Here is an example when the integral pops out in Legendre-chi function $\chi_2$, like (1) in this post, we have $$ \int_{0}^{\pi/2} {\arctan(\sin x) \,\mathrm{d}x} = 2\chi_2(\sqrt2-1) = \frac{\pi^2}{8} - \frac{\ln^{2}(\sqrt{2}+1)}{2} $$ which is a very typical integral, like in this post, from where we already know that $$ \int_{0}^{\pi/2} {\arctan(\sin x) \,\mathrm{d}x} = \int_{0}^{1} {\frac{\arctan x}{\sqrt{1-x^2}} \,\mathrm{d}x} = \int_{0}^{1} {\frac{\operatorname{arsinh}x}{x\sqrt{1+x^{2}}} \,\mathrm{d}x} $$ or $$ \int_{0}^{\pi/4} {\arcsin(\tan x) \,\mathrm{d}x} = \frac{\pi^2}{8} - \int_{0}^{\pi/2} {\arctan(\sin x) \,\mathrm{d}x} = \frac{\ln^{2}(\sqrt{2}+1)}{2} $$ Now, for $a<1$ consider the following parameterization $$ I(a) = \int_{0}^{\pi/4} {\arcsin(a\tan x) \,\mathrm{d}x} $$ let $u=\tan x$ and $y^2=(1-a^2u^2)/(1+u^2)$ in its derivative $$ \begin{aligned} I'(a) &= \int_{0}^{\pi/4} {\frac{\tan x}{\sqrt{1-a^2\tan^2x}} \,\mathrm{d}x} = \int_{0}^{1} {\frac{u}{(1+u^2)\sqrt{1-a^2u^2}} \,\mathrm{d}u} \\ &= \frac1{\sqrt{1+a^2}}\int_{\sqrt{(1-a^2)/2}}^{1} {\frac{\mathrm{d}y}{\sqrt{a^2+y^2}}} = \frac1{\sqrt{1+a^2}}\operatorname{arsinh}\left(\frac{y}{a}\right)\biggr|_{y=\sqrt{(1-a^2)/2}}^{1} \\ &= \frac{1}{\sqrt{1+a^{2}}} \operatorname{arsinh}\frac1{a} - \frac{1}{\sqrt{1+a^{2}}} \operatorname{arsinh}\sqrt{\frac{1-a^2}{2a^2}} \end{aligned} $$ Integrtation by parts gives $$ \begin{aligned} \int_{0}^{\pi/4} {\arcsin(\tan x) \,\mathrm{d}x} &= \int_{0}^{1} \frac{1}{\sqrt{1+a^{2}}} \operatorname{arsinh}\frac1{a} \,\mathrm{d}x - \int_{0}^{1} \frac{1}{\sqrt{1+a^{2}}} \operatorname{arsinh}\sqrt{\frac{1-a^2}{2a^2}} \,\mathrm{d}x \\ &= \operatorname{arsinh}^2(1) + \int_{0}^{1} {\frac{\operatorname{arsinh}a}{a\sqrt{1+a^{2}}}\,\mathrm{d}a} - \int_{0}^{1} \frac{\operatorname{arsinh}a}{a\sqrt{1-a^4}} \,\mathrm{d}a \end{aligned} $$ Combining all the special case of $\chi_2(\sqrt2-1)$ from above, we will find the required integral.
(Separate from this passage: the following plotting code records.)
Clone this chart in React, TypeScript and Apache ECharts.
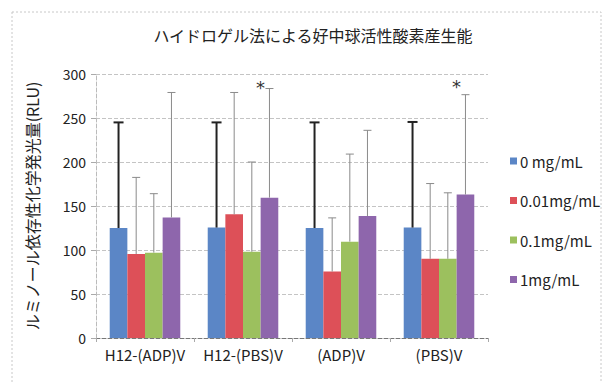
import React, { useEffect, useRef } from "react";
import * as echarts from "echarts";

const title = "ハイドロゲル法による好中球活性酸素産生能";
const yAxisName = "ルミノール依存性化学発光量(RLU)";
const categories = ["H12-(ADP)V", "H12-(PBS)V", "(ADP)V", "(PBS)V"];
const seriesNames = ["0 mg/mL", "0.01mg/mL", "0.1mg/mL", "1mg/mL"];
const colors = ["#5B86C6", "#DD5058", "#9CC05E", "#8E66AC"];
const values0 = [125, 125.5, 125, 125.5];
const values001 = [95.5, 140.5, 75.5, 90];
const values01 = [97, 98, 109.5, 90];
const values1 = [137, 159.5, 138.5, 163];
const upper0 = [245, 245, 245, 245.5];
const upper001 = [182.5, 279, 136.5, 175.5];
const upper01 = [164, 200, 209, 165];
const upper1 = [279, 283.5, 236, 276.5];
const starCategories = [1, 3];
const starValues = [290, 291];
const yTicks = [0, 50, 100, 150, 200, 250, 300];

const allValues = [values0, values001, values01, values1];
const allUppers = [upper0, upper001, upper01, upper1];
const GAP = 0.28;
const FONT = "'Noto Sans CJK JP', 'Noto Sans', sans-serif";

export default function App() {
  const ref = useRef<HTMLDivElement>(null);
  useEffect(() => {
    document.body.style.margin = "0";
    const chart = echarts.init(ref.current!, null, { renderer: "svg" });
    const barSeries = seriesNames.map((name, i) => ({
      name,
      type: "bar",
      data: allValues[i],
      barGap: "0%",
      barCategoryGap: GAP * 100 + "%",
      itemStyle: { color: colors[i] },
      z: 2,
    }));
    const errSeries = seriesNames.map((name, i) => ({
      name: name + "-err",
      type: "custom",
      z: 3,
      silent: true,
      data: allValues[i].map((v, ci) => [ci, v, allUppers[i][ci]]),
      renderItem: (params: any, api: any) => {
        const ci = api.value(0);
        const base = api.coord([ci, api.value(1)]);
        const top = api.coord([ci, api.value(2)]);
        const catW = api.size([1, 0])[0];
        const bw = (catW * (1 - GAP)) / 4;
        const x = base[0] + (i - 1.5) * bw;
        const isBlack = i === 0;
        const stroke = isBlack ? "#222" : "#8a8a8a";
        const lw = isBlack ? 2 : 1;
        const cap = isBlack ? 5 : 4;
        return {
          type: "group",
          children: [
            { type: "line", shape: { x1: x, y1: base[1], x2: x, y2: top[1] }, style: { stroke, lineWidth: lw } },
            { type: "line", shape: { x1: x - cap, y1: top[1], x2: x + cap, y2: top[1] }, style: { stroke, lineWidth: lw } },
          ],
        };
      },
    }));
    const starSeries = {
      name: "stars",
      type: "custom",
      z: 4,
      silent: true,
      data: starCategories.map((c, k) => [c, starValues[k]]),
      renderItem: (params: any, api: any) => {
        const p = api.coord([api.value(0), api.value(1)]);
        const catW = api.size([1, 0])[0];
        const bw = (catW * (1 - GAP)) / 4;
        const x = p[0] + 1.5 * bw - 9;
        return {
          type: "text",
          style: {
            text: "*",
            x,
            y: p[1] + 5,
            textAlign: "center",
            textVerticalAlign: "middle",
            fontSize: 18,
            fontFamily: "'DejaVu Sans', sans-serif",
            fill: "#333",
          },
        };
      },
    };
    chart.setOption({
      animation: false,
      backgroundColor: "#fff",
      textStyle: { fontFamily: FONT },
      title: {
        text: title,
        left: 308,
        top: 22,
        textAlign: "center",
        textStyle: { fontSize: 16, fontWeight: "normal", color: "#222", fontFamily: FONT },
      },
      graphic: [
        {
          type: "rect",
          shape: { x: 12, y: 12, width: 589, height: 400 },
          style: { fill: "none", stroke: "#c8c8c8", lineWidth: 1, lineDash: [2, 2] },
          silent: true,
        },
      ],
      legend: {
        orient: "vertical",
        left: 505,
        top: 146,
        itemWidth: 7,
        itemHeight: 7,
        itemGap: 19.5,
        icon: "rect",
        data: seriesNames,
        textStyle: { fontSize: 15, color: "#222", lineHeight: 20, fontFamily: FONT, padding: [0, 0, 0, -2] },
      },
      grid: { left: 96, right: 118, top: 74, bottom: 45 },
      xAxis: {
        type: "category",
        data: categories,
        axisLine: { lineStyle: { color: "#777", type: "dashed", width: 1 } },
        axisTick: { show: true, length: 4, lineStyle: { color: "#aaa" } },
        axisLabel: { interval: 0, fontSize: 15, color: "#222", margin: 9, fontFamily: FONT },
      },
      yAxis: {
        type: "value",
        min: yTicks[0],
        max: yTicks[yTicks.length - 1],
        interval: 50,
        name: yAxisName,
        nameLocation: "middle",
        nameRotate: 90,
        nameGap: 56,
        nameTextStyle: { fontSize: 16, color: "#222", fontFamily: FONT },
        axisLine: { show: true, lineStyle: { color: "#bbb", type: "dashed" } },
        axisTick: { show: true, length: 5, lineStyle: { color: "#aaa" } },
        axisLabel: { fontSize: 14, color: "#222", margin: 10, fontFamily: FONT },
        splitLine: { lineStyle: { color: "#c4c4c4", type: "dashed", width: 1 } },
      },
      series: [...barSeries, ...errSeries, starSeries],
    });
    return () => chart.dispose();
  }, []);
  return <div ref={ref} style={{ width: 606, height: 383 }} />;
}
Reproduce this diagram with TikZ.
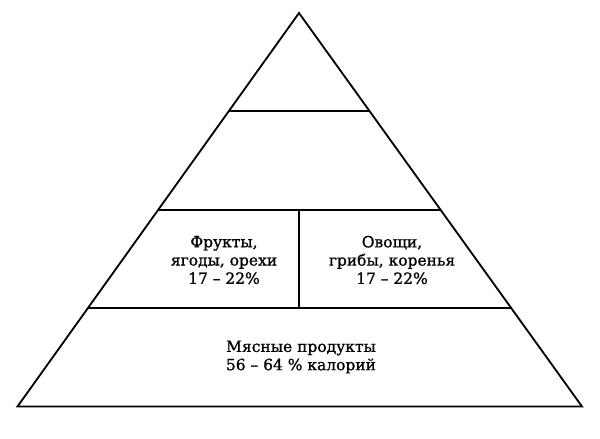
\documentclass[tikz,border=0pt]{standalone}
\usepackage{fontspec}
\setmainfont{DejaVu Serif}
\newfontfamily\tierfont{DejaVu Serif}[FakeBold=1]
\usetikzlibrary{calc}

\tikzset{
  tier/.style={line width=1.3pt},
  lbl/.style={align=center, inner sep=0pt, font=\fontsize{11}{13}\selectfont\tierfont}
}

\begin{document}
\begin{tikzpicture}[x=0.025cm, y=-0.025cm]
\useasboundingbox (0,0) rectangle (600,439);

\coordinate (top) at (299,13);
\coordinate (bl) at (17.5,406.5);
\coordinate (br) at (582,406.5);

% levels of the pyramid
\coordinate (l1) at ($(top)!.25!(bl)$);
\coordinate (r1) at ($(top)!.25!(br)$);
\coordinate (l2) at ($(top)!.5!(bl)$);
\coordinate (r2) at ($(top)!.5!(br)$);
\coordinate (l3) at ($(top)!.75!(bl)$);
\coordinate (r3) at ($(top)!.75!(br)$);

\draw[tier] (top) -- (bl) -- (br) -- cycle;
\draw[tier] (l1) -- (r1);
\draw[tier] (l2) -- (r2);
\draw[tier] (l3) -- (r3);
\draw[tier] (top |- l2) -- (top |- l3);

\node[lbl] (fruit) at (224,260) {Фрукты,\\ягоды, орехи\\17 – 22\%};
\node[lbl] (veg) at (392,260) {Овощи,\\грибы, коренья\\17 – 22\%};
\node[lbl] (meat) at (301,357) {Мясные продукты\\56 – 64 \% калорий};
\end{tikzpicture}
\end{document}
And there are other equivalent form of required integral, for example $$ \int_{0}^{1} \frac{\operatorname{arsinh}x}{x\sqrt{1-x^4}} \,\mathrm{d}x = \frac1{2} \int_{0}^{1} \frac{1}{\sqrt{1+x^2}} \operatorname{arcosh}\frac1{x^2} \,\mathrm{d}x = \frac1{4} \int_{0}^{1} \frac{1}{\sqrt{x(1+x)}} \operatorname{arcosh}\frac1{x} \,\mathrm{d}x $$ Yet, I still can not find any convenience for further calculation.
Thanks in advance for any help.
Integrate[ArcSinh[x]/(x*Sqrt[1 - x^4]), {x, 0, 1}] // FullSimplify
Mathematica shows the result is $\frac{3 \Gamma \left(\frac{1}{4}\right)^2 \, _3F_2\left(\frac{1}{4},\frac{1}{4},\frac{1}{4};\frac{1}{2},\frac{5}{4};1\right)-2 \Gamma \left(\frac{3}{4}\right)^2 \, _3F_2\left(\frac{3}{4},\frac{3}{4},\frac{3}{4};\frac{3}{2},\frac{7}{4};1\right)}{12 \sqrt{2 \pi }}$ $\endgroup$